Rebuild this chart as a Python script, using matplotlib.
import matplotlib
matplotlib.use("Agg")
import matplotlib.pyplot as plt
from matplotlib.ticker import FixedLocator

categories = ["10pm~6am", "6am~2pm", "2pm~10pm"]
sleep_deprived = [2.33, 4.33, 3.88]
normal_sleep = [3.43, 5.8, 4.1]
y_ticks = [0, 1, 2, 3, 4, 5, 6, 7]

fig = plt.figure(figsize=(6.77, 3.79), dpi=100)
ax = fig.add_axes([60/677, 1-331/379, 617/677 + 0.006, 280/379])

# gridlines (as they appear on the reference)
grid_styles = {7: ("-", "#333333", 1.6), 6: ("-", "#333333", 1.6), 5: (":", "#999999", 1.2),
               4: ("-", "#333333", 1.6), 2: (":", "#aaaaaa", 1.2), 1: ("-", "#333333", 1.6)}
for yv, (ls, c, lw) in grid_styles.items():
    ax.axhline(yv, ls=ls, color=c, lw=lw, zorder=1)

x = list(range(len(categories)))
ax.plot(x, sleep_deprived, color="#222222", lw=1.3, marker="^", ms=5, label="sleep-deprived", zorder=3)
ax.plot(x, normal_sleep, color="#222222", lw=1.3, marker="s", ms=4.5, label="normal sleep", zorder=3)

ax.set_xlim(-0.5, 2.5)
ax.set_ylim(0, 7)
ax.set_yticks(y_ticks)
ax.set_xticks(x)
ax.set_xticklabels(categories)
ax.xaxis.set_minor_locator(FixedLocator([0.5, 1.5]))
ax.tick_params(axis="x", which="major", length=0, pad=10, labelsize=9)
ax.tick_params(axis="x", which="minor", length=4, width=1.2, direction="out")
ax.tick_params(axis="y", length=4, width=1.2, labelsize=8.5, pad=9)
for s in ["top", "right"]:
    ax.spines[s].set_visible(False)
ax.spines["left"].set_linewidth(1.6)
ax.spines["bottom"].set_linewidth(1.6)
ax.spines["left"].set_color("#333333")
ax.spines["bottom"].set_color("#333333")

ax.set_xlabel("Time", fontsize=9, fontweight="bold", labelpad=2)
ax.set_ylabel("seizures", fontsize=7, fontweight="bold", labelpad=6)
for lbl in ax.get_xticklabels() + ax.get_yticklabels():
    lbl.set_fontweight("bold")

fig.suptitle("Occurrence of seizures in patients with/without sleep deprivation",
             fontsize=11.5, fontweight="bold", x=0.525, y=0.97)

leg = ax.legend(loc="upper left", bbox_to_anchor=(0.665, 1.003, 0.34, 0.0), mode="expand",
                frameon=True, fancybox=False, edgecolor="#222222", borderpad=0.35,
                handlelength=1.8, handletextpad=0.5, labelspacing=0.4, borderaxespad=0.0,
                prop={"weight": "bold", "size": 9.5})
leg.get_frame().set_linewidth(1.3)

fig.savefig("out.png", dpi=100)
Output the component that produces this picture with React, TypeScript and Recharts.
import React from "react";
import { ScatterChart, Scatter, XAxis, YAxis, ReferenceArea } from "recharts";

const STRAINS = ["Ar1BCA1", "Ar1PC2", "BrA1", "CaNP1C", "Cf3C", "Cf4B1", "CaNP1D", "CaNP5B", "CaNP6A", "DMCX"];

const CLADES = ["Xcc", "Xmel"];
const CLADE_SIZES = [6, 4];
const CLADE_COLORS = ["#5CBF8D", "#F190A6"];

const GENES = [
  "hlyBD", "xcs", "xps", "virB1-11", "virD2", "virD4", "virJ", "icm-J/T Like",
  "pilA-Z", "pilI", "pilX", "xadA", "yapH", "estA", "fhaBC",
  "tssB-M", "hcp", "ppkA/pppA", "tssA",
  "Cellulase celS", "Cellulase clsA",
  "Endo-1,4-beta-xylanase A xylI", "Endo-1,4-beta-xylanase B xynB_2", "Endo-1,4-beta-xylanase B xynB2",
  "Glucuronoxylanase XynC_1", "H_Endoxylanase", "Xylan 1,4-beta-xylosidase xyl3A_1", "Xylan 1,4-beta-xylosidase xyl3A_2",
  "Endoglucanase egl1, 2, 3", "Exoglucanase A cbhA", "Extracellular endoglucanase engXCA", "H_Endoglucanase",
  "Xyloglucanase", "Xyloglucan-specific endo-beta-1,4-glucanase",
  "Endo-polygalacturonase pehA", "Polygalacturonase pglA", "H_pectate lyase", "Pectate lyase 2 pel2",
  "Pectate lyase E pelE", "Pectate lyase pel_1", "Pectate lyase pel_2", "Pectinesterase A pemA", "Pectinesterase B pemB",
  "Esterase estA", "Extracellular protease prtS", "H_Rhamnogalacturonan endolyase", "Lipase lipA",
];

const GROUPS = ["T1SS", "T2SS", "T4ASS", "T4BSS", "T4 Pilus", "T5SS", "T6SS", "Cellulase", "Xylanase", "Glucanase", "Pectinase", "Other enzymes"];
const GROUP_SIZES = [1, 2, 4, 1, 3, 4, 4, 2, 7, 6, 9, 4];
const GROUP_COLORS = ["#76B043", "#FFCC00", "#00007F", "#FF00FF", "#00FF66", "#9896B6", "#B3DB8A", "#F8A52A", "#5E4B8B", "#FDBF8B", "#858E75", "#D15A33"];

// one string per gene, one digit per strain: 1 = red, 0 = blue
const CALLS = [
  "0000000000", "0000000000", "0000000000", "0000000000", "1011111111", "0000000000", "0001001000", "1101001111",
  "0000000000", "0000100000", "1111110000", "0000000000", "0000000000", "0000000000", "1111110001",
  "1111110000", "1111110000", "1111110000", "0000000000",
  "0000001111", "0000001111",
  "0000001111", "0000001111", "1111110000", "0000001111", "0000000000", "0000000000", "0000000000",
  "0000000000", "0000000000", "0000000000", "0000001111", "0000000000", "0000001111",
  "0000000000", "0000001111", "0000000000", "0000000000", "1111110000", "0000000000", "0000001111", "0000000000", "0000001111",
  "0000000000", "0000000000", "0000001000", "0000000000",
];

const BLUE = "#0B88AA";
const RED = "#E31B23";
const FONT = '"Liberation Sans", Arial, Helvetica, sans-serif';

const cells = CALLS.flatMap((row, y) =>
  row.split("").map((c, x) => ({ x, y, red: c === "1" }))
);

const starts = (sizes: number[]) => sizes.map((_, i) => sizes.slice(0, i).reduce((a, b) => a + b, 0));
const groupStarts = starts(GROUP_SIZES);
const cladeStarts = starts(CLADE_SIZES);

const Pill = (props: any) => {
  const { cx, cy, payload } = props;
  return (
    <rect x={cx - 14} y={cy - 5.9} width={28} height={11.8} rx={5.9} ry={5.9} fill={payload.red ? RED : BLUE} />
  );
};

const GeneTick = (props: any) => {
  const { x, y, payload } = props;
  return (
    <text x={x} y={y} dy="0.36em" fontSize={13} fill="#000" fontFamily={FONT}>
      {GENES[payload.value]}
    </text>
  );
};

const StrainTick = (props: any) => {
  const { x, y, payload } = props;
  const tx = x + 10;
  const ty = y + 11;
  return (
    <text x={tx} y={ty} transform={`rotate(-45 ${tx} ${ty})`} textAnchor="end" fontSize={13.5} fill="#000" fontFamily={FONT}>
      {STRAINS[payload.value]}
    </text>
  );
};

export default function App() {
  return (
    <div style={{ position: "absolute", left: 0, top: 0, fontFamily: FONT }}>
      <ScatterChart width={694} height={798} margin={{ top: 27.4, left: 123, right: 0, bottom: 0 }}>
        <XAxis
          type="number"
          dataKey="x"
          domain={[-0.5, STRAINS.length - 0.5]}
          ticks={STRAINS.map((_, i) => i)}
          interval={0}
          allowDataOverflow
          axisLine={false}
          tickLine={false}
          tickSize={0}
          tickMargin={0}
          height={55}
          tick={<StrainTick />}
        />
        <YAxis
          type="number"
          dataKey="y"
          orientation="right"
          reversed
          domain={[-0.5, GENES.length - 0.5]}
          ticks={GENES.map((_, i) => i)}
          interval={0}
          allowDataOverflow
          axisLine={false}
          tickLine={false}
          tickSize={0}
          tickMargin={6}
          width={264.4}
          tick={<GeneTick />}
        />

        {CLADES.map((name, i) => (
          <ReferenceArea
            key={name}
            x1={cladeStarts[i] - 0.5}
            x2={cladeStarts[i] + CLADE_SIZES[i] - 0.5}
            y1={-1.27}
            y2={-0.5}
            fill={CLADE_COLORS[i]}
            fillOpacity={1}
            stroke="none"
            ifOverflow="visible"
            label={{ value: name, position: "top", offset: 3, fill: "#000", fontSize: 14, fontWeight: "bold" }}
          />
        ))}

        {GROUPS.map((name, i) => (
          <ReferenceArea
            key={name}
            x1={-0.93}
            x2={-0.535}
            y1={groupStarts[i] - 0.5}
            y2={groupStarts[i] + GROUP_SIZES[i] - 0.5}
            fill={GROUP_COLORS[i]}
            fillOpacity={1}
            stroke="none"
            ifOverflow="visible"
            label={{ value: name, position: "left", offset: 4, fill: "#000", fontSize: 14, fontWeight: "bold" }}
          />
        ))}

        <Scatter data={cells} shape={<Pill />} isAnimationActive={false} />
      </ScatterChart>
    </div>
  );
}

======

* Work to do
Everything from the first line above through the line that contains "ax = fig.add_axes([60/677, 1-331/379, 617/677" should be duplicated exactly, please, and nothing beyond it.

* Answer for this exercise
Rebuild this chart as a Python script, using matplotlib.
import matplotlib
matplotlib.use("Agg")
import matplotlib.pyplot as plt
from matplotlib.ticker import FixedLocator

categories = ["10pm~6am", "6am~2pm", "2pm~10pm"]
sleep_deprived = [2.33, 4.33, 3.88]
normal_sleep = [3.43, 5.8, 4.1]
y_ticks = [0, 1, 2, 3, 4, 5, 6, 7]

fig = plt.figure(figsize=(6.77, 3.79), dpi=100)
ax = fig.add_axes([60/677, 1-331/379, 617/677 + 0.006, 280/379])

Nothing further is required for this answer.